The Republican caucus is far more straight forward, essentially a straw vote with an immediate winner.
But the Democratic side is more complicated. That's because the caucuses are not winner takes all, as several Iowa Irish Americans explained to this column last weekend.
What happens is that everyone has a first pick, but any candidate who gets less than 15% of the vote is considered non-viable.
That will automatically eliminate Senator Chris Dodd, Congressman Denis Kucinich, and probably Governor Bill Richardson and Senator Joe Biden on the first count, not to mention no-hoper Mike Gravel.
Then there is a second round of voting where delegates from other candidates seek to woo over the now undecided delegates. This is happening in over 1,700 locations across the state, from living rooms to meeting halls, and it is as complicated a process as proportional representation voting is in Ireland where you state your preferences in ascending order.
Even when you have voted for someone by raising your hand you can later change your vote if it is obvious that your candidate, while above 15%, is not viable to win the race.
Trading Votes Possible
THE real fun begins after the first count. It is obvious for even a short visit to Iowa that John Edwards and Senator Barack Obama are a tag team in trying to dislodge Senator Hillary Clinton from the top spot.
That could prove to be critical when the real voting starts. Four years ago Howard Dean and Richard Gephardt were nakedly antagonistic to each other.
That allowed Senator John Kerry to come from way behind by grabbing floating voters from both camps who would not allow themselves to cross over to Gephardt or Dean. In the process Kerry raced to a shock victory, which set him up for the nomination.

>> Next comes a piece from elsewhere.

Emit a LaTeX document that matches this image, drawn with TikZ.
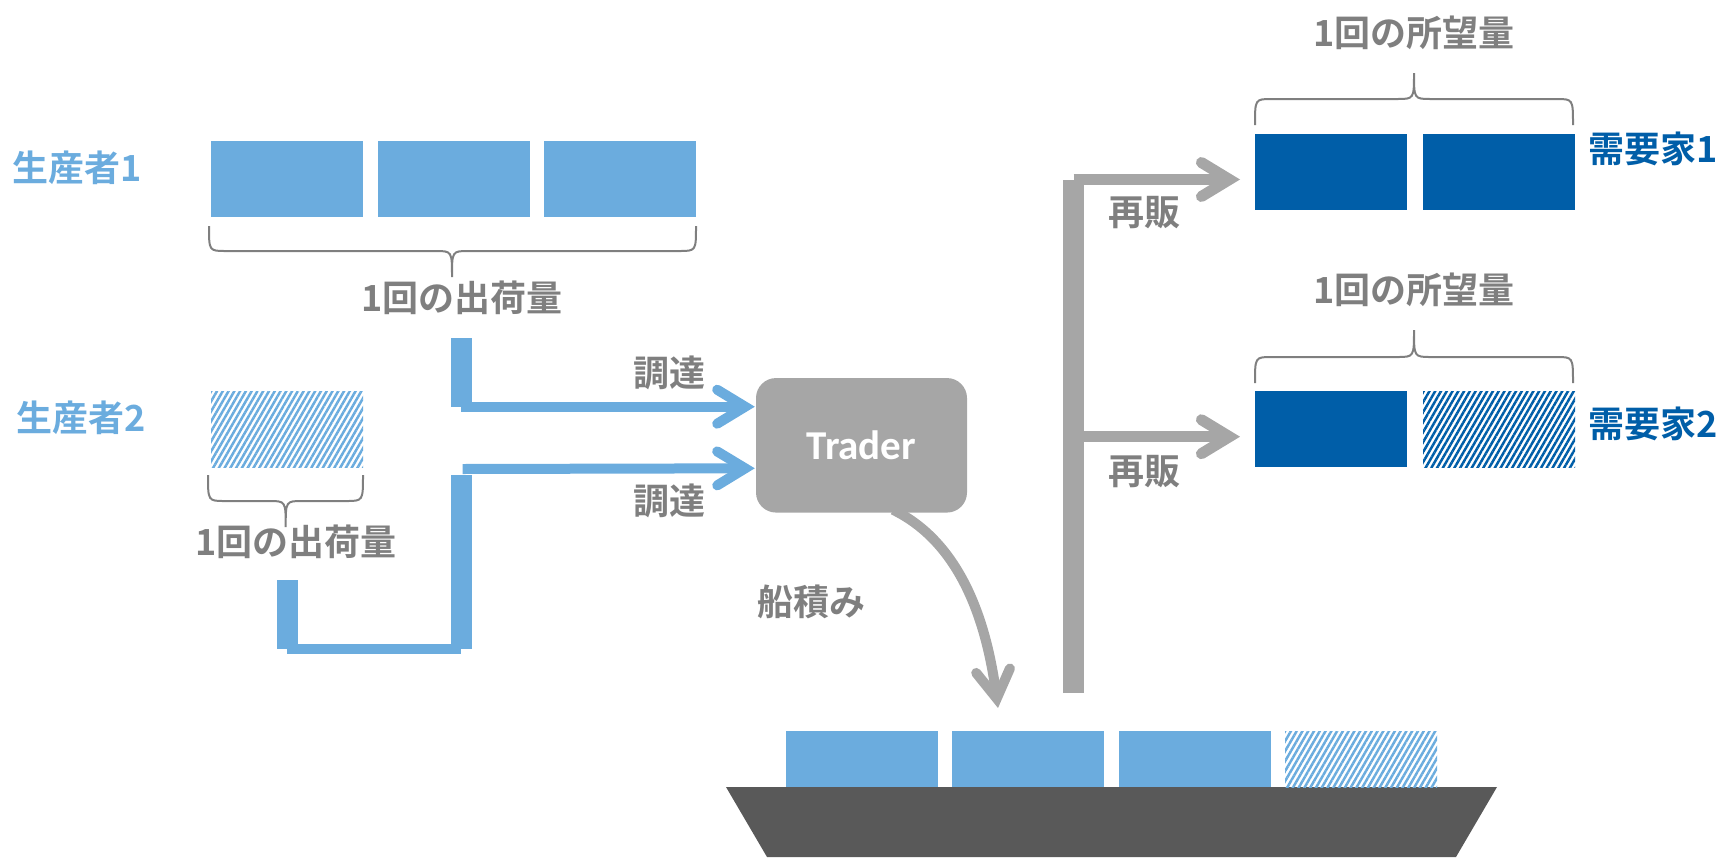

This time it is unclear where, say, Edwards' vote would go to, but it is also evident that there is a fair amount of friendly signaling going on between the Edwards and Obama camp.
The general view is that Edwards is slipping and that Obama may be the main beneficiary of his votes. Then there are others who argue that Obama's vote is like Dean's in 2004, largely an illusion because his young supporters are from out of town and even those in Iowa will not show up to vote.
Dodd's Poor Performance
ONE of the most disappointing performers in the Iowa caucuses to date has been Senator Chris Dodd from Connecticut.
He has not caught on, said one party activist. "Even in the Irish Catholic areas such as Dubuque (settled by Irish miners) he just has not managed to get any backing. It is very surprising."
Perhaps not all that surprising, though. At the Jefferson Jackson dinner attended by 9,000 Democrats on Saturday night Dodd was the only one of the six candidates who failed to impress.
Obama gave a magnificent speech, Clinton was excellent, while Richardson, Edwards and Biden all had their moments.